Andamos necesitados de sentido. Mucho. Tanto que algunas dimensiones de la vida se terminan convirtiendo en mucho más de lo que en realidad son. Ahí tenemos el fútbol. Moviliza personas, pertenencias, fidelidades y odios. Tiene sus catedrales –los grandes estadios– y sus pequeñas capillas –cualquier bar o sala de estar donde un enorme televisor de plasma retransmita los partidos–. Tiene sus símbolos; un pin, un escudo, y colores litúrgicos que se inscriben en camisetas, gorras y bufandas. Sus himnos se cantan con reverencia, devoción y a veces lágrimas. Tiene su gloria (la Champions) y su infierno (el descenso, la derrota). Tiene su santoral propio, y un buen panteón de divinidades. Messi fue dios una temporada; Maradona lo había sido antes que él. Otros vendrán. Guardiola y Mourinho tuvieron su culto. Luego el “Cholismo” fue la corriente ortodoxa, y su “partido a partido” se convirtió en dogma. Salirse de eso era herejía, al menos mientras no llegaron las derrotas. Hoy Zidane puede terminar la temporada como arcángel Zinedine o como ángel caído. El gran acto de culto se celebra en los estadios. Pero hay otros rituales: el sorteo de un torneo, las periódicas entregas de premios que encumbran a unos y desplazan a otros. Las celebraciones en fuentes de las ciudades acostumbradas a ganar. El mundo se prepara ahora para la liturgia suprema, en Rusia, en menos de un mes.
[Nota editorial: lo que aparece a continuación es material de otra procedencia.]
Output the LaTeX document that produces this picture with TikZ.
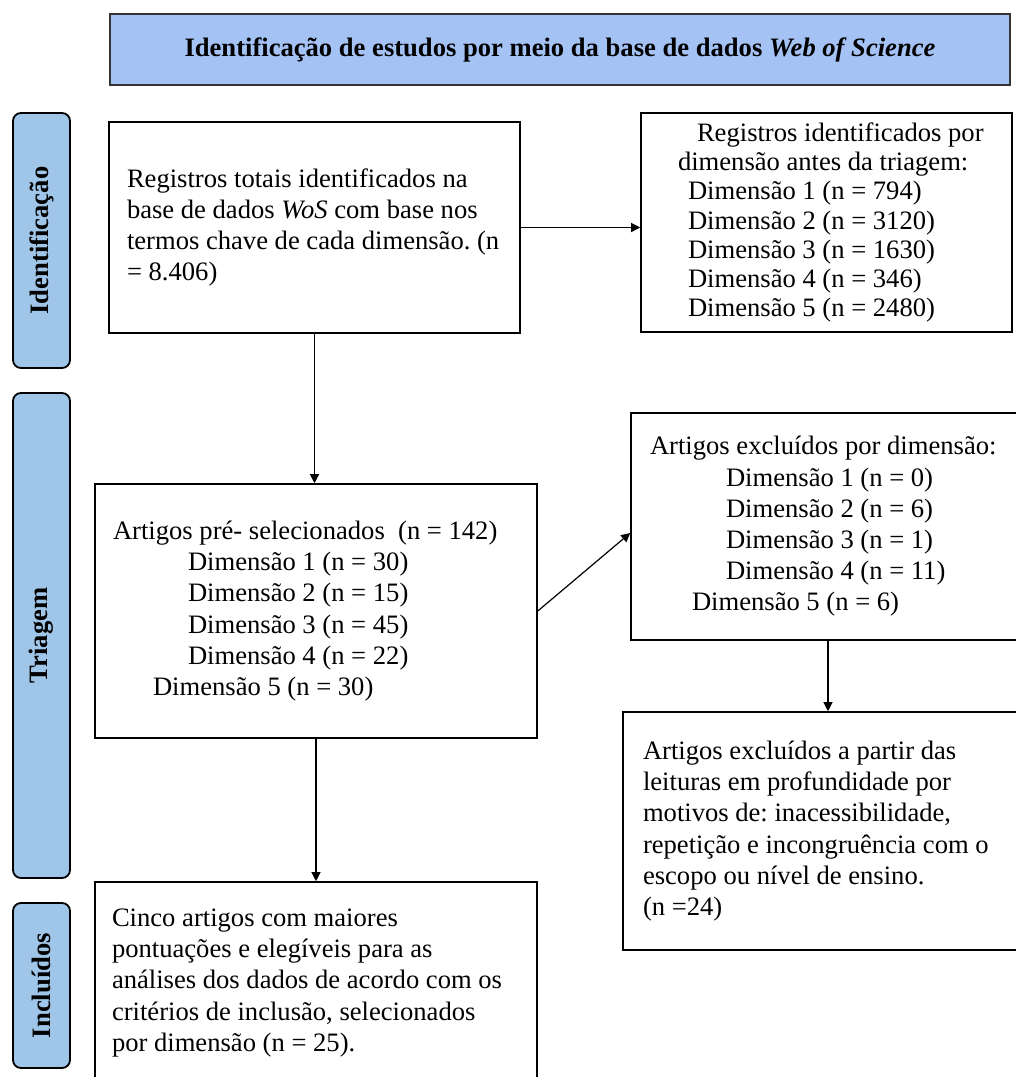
\documentclass[tikz,border=0pt]{standalone}
\usepackage{fontspec}
\setmainfont{Liberation Serif}
\usepackage{xcolor}
\usepackage{tikz}
\usetikzlibrary{arrows.meta}
\definecolor{titlefill}{HTML}{A4C2F4}
\definecolor{stagefill}{HTML}{9FC5E8}
\newcommand{\boxfont}{\fontsize{13.3pt}{15.6pt}\selectfont}
\frenchspacing

\begin{document}
\begin{tikzpicture}[x=0.5pt, y=-0.5pt,
  font=\boxfont,
  blk/.style={draw, line width=0.8pt, align=flush left, inner ysep=0pt},
  stage/.style={draw, line width=0.9pt, rounded corners=4pt, fill=stagefill, rotate=90,
    minimum height=28.5pt, inner sep=0pt, font=\boxfont\bfseries},
  arr/.style={-{Triangle[length=4.5pt, width=4.5pt]}, line width=0.6pt}]
\useasboundingbox (0,0) rectangle (1016,1077);
\clip (0,0) rectangle (1016,1077);
% titulo
\node[blk, draw=black!80, fill=titlefill, minimum width=450pt, minimum height=35.5pt,
  align=center, font=\boxfont\bfseries] (title) at (560,49.5)
  {Identificação de estudos por meio da base de dados \textit{Web of Science}};
% etapas
\node[stage, minimum width=127.5pt] (idlab) at (41.5,240.5) {Identificação};
\node[stage, minimum width=242.5pt] (trilab) at (41.5,635.5) {Triagem};
\node[stage, minimum width=82.5pt] (inclab) at (41.5,985.5) {Incluídos};
% caixas
\node[blk, text width=187.5pt, inner xsep=9pt, minimum height=105.5pt] (regtot) at (314.5,227.5)
  {Registros totais identificados na\\ base de dados \textit{WoS} com base nos\\
   termos chave de cada dimensão. (n\\ = 8.406)};
\node[blk, text width=157.5pt, inner xsep=14pt, minimum height=109.5pt,
  font=\fontsize{13.3pt}{14.6pt}\selectfont] (regdim) at (826.5,222.5)
  {\hspace*{14pt}Registros identificados por\\ \hspace*{4.5pt}dimensão antes da triagem:\\
   \hspace*{9.5pt}Dimensão 1 (n = 794)\\ \hspace*{9.5pt}Dimensão 2 (n = 3120)\\
   \hspace*{9.5pt}Dimensão 3 (n = 1630)\\ \hspace*{9.5pt}Dimensão 4 (n = 346)\\
   \hspace*{9.5pt}Dimensão 5 (n = 2480)};
\node[blk, text width=203pt, inner xsep=9pt, minimum height=127pt] (presel) at (316,611)
  {Artigos pré- selecionados\ \ (n = 142)\\ \hspace*{37.5pt}Dimensão 1 (n = 30)\\
   \hspace*{37.5pt}Dimensão 2 (n = 15)\\ \hspace*{37.5pt}Dimensão 3 (n = 45)\\
   \hspace*{37.5pt}Dimensão 4 (n = 22)\\ \hspace*{20pt}Dimensão 5 (n = 30)};
\node[blk, text width=178pt, inner xsep=9.5pt, minimum height=113.5pt] (excdim) at (828,526.5)
  {Artigos excluídos por dimensão:\\ \hspace*{38pt}Dimensão 1 (n = 0)\\
   \hspace*{38pt}Dimensão 2 (n = 6)\\ \hspace*{38pt}Dimensão 3 (n = 1)\\
   \hspace*{38pt}Dimensão 4 (n = 11)\\ \hspace*{21pt}Dimensão 5 (n = 6)};
\node[blk, text width=185pt, inner xsep=10pt, minimum height=119pt] (excread) at (828,831)
  {Artigos excluídos a partir das\\ leituras em profundidade por\\
   motivos de: inacessibilidade,\\ repetição e incongruência com o\\
   escopo ou nível de ensino.\\ (n =24)};
\node[blk, text width=204pt, inner xsep=8.5pt, minimum height=101pt] (incl) at (316,983)
  {Cinco artigos com maiores\\ pontuações e elegíveis para as\\
   análises dos dados de acordo com os\\ critérios de inclusão, selecionados\\
   por dimensão (n = 25).};
% setas
\draw[arr] (regtot.east) -- (regtot.east -| regdim.west);
\draw[arr] (regtot.south) -- (regtot.south |- presel.north);
\draw[arr] (presel.east) -- ([yshift=-3.25pt]excdim.west);
\draw[arr] (excdim.south) -- (excdim.south |- excread.north);
\draw[arr] (presel.south) -- (presel.south |- incl.north);
\end{tikzpicture}
\end{document}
Una serie de instituciones velan por el conjunto de este culto. Se llaman FIFA, UEFA, y a su frente están los sumos sacerdotes. Hoy un desconocido Aleksander Céferin ha reemplazado a Platini, Blatter, o Angel María Villar, gurús que ocupan palcos, dan ruedas de prensa y pontifican sobre el planeta fútbol. Y luego, infinidad de creyentes, unidos a su equipo por lazos invisibles, pero tan sólidos como unos votos. Fieles que viven con tal intensidad la pertenencia que el fútbol les lleva a las lágrimas o al éxtasis.
 
 Andamos necesitados de sentido, claro que sí. De pertenencia. De horizonte y destino. De solidez. Y está bien tener aficiones en la vida. Y quien dice fútbol podría hablar de música, cine, o el culto a uno mismo tan frecuente en nuestro mundo. Pero creo que, puestos a echar raíz en alguna tierra fecunda, no bastan esos sucedáneos. La pregunta religiosa por el más allá, por el sufrimiento, el amor, la vida, la muerte y la eternidad, por el bien y por el mal, por el principio de todo, por Dios... Esa pregunta sigue siendo infinitamente más audaz, más necesaria y más definitiva. Y lo triste es que, entrampados en mil batallas insuficientes, muchas personas no son jamás capaces de enfrentarse, con el vértigo de quien no sabe, a las auténticas cuestiones, esas en las que nos lo jugamos todo.